**Task brief:**
Return precisely the span of lines from the top of the material below to the line containing "from matplotlib.lines import Line2D", both included. Pictures are excluded.

**Information supplied:**
········

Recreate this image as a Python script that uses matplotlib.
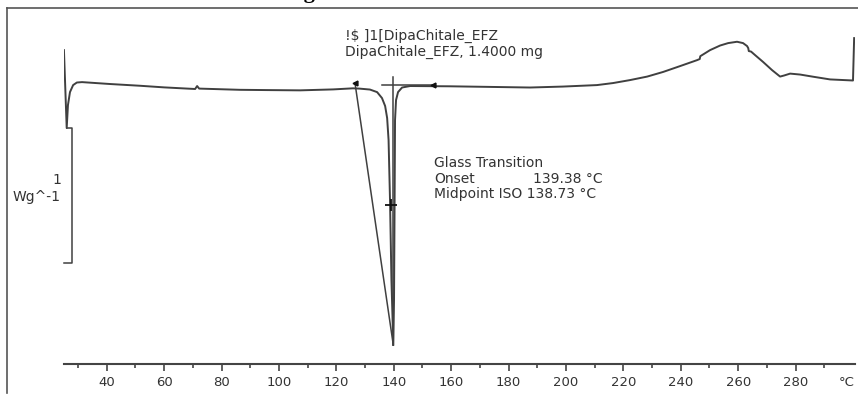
import matplotlib.pyplot as plt
from matplotlib.lines import Line2D

# DSC trace, temperature (degC) vs heat flow (W/g, arbitrary offset)
temp = [25.1, 26.06, 26.5, 27.2, 28.3, 29.6, 31.4, 41.1, 51.6, 60.0, 70.8, 71.5, 72.2,
        86.4, 95.9, 107.4, 118.9, 125.8, 128.0, 131.7, 134.2, 135.9, 137.0, 137.7,
        138.2, 138.7, 139.2, 139.85, 140.1, 140.3, 140.45, 140.8, 141.5, 142.9, 145.7,
        159.6, 187.5, 198.9, 210.8, 216.4, 222.3, 228.3, 233.8, 239.8, 245.7, 246.6,
        246.8, 250.2, 253.7, 256.5, 259.6, 261.7, 263.1, 263.5, 263.7, 264.5, 265.9,
        268.7, 271.8, 274.6, 276.0, 278.1, 281.6, 286.1, 292.0, 300.0, 300.4]
heat = [0.281, -0.296, -0.126, -0.030, 0.022, 0.041, 0.044, 0.030, 0.017, 0.005, -0.007,
        0.015, -0.004, -0.013, -0.015, -0.017, -0.010, -0.002, -0.004, -0.011, -0.030,
        -0.074, -0.133, -0.222, -0.385, -0.830, -1.422, -1.904, -1.570, -0.830, -0.237,
        -0.089, -0.030, 0.004, 0.015, 0.013, 0.004, 0.011, 0.022, 0.037, 0.059, 0.085,
        0.119, 0.163, 0.207, 0.215, 0.236, 0.281, 0.315, 0.333, 0.343, 0.333, 0.311,
        0.296, 0.274, 0.270, 0.244, 0.193, 0.133, 0.085, 0.093, 0.107, 0.100, 0.084,
        0.064, 0.056, 0.370]

# glass transition evaluation
tangent_t = [126.5, 139.85]
tangent_h = [0.037, -1.904]
base_t = [135.8, 153.7]
base_h = [0.022, 0.022]
vert_t = [139.85, 139.85]
vert_h = [0.081, -1.904]
limit_t = [126.5, 153.7]
limit_h = [0.037, 0.022]
mid_t = 139.1
mid_h = -0.867

xticks = [40, 60, 80, 100, 120, 140, 160, 180, 200, 220, 240, 260, 280]
minor = [30, 50, 70, 90, 110, 130, 150, 170, 190, 210, 230, 250, 270, 290]

W, H = 858, 394
fig = plt.figure(figsize=(W / 100, H / 100), dpi=100)
ax = fig.add_axes([64 / W, (H - 364) / H, (855 - 64) / W, (364 - 8) / H])

col = '#404040'
ax.plot(temp, heat, color=col, lw=1.4)
ax.plot(tangent_t, tangent_h, color=col, lw=1.1)
ax.plot(base_t, base_h, color=col, lw=1.1)
ax.plot(vert_t, vert_h, color=col, lw=1.1)
ax.plot(limit_t, limit_h, ls='none', marker='<', ms=3.5, color='#111111')
ax.plot(mid_t, mid_h, marker='+', ms=8, mew=1.3, color='#111111')

# scale bar 1 W/g
ax.plot([26.06, 27.9, 27.9, 25.1], [-0.296, -0.296, -1.296, -1.296], color=col, lw=1.1,
        clip_on=False)

ax.set_xlim(25.12, 300.7)
ax.set_ylim(-2.044, 0.593)
for s in ['left', 'top', 'right']:
    ax.spines[s].set_visible(False)
ax.spines['bottom'].set_color('#444444')
ax.spines['bottom'].set_linewidth(1.5)
ax.set_yticks([])
ax.set_xticks(xticks)
ax.set_xticks(minor, minor=True)
ax.tick_params(axis='x', which='major', length=5, width=1.2, color='#444444',
               labelsize=9.5, labelcolor='#333333', pad=4)
ax.tick_params(axis='x', which='minor', length=3, width=1.2, color='#444444')
ax.text(1.0, -0.0506, '°C', transform=ax.transAxes, ha='right',
        va='center', fontsize=9.5, color='#333333')

def px(x, y):
    return x / W, 1 - y / H

txt = dict(fontsize=10, color='#333333', va='center')
fig.text(*px(345, 36), '!$ ]1[DipaChitale_EFZ', **txt)
fig.text(*px(345, 52), 'DipaChitale_EFZ, 1.4000 mg', **txt)
fig.text(*px(434, 163), 'Glass Transition', **txt)
fig.text(*px(434, 179), 'Onset', **txt)
fig.text(*px(533, 179), '139.38 °C', **txt)
fig.text(*px(434, 194), 'Midpoint ISO 138.73 °C', **txt)
fig.text(*px(61, 180), '1', ha='right', **txt)
fig.text(*px(61, 197), 'Wg^-1', ha='right', **txt)

# caption above the frame, cut off by the crop of the original
fig.text(*px(355, -1.5), 'DSC thermogram', ha='right', va='baseline', fontsize=16,
         fontweight='bold', family='Liberation Serif', color='black')

# outer frame
fig.add_artist(Line2D([7 / W, 7 / W], [1 - 8 / H, 1 - 393 / H], color='#555555', lw=1.2))
fig.add_artist(Line2D([7 / W, 1], [1 - 8 / H, 1 - 8 / H], color='#555555', lw=1.2))

fig.savefig('out.png', dpi=100)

········

**Problem solution:**
Recreate this image as a Python script that uses matplotlib.
import matplotlib.pyplot as plt
from matplotlib.lines import Line2D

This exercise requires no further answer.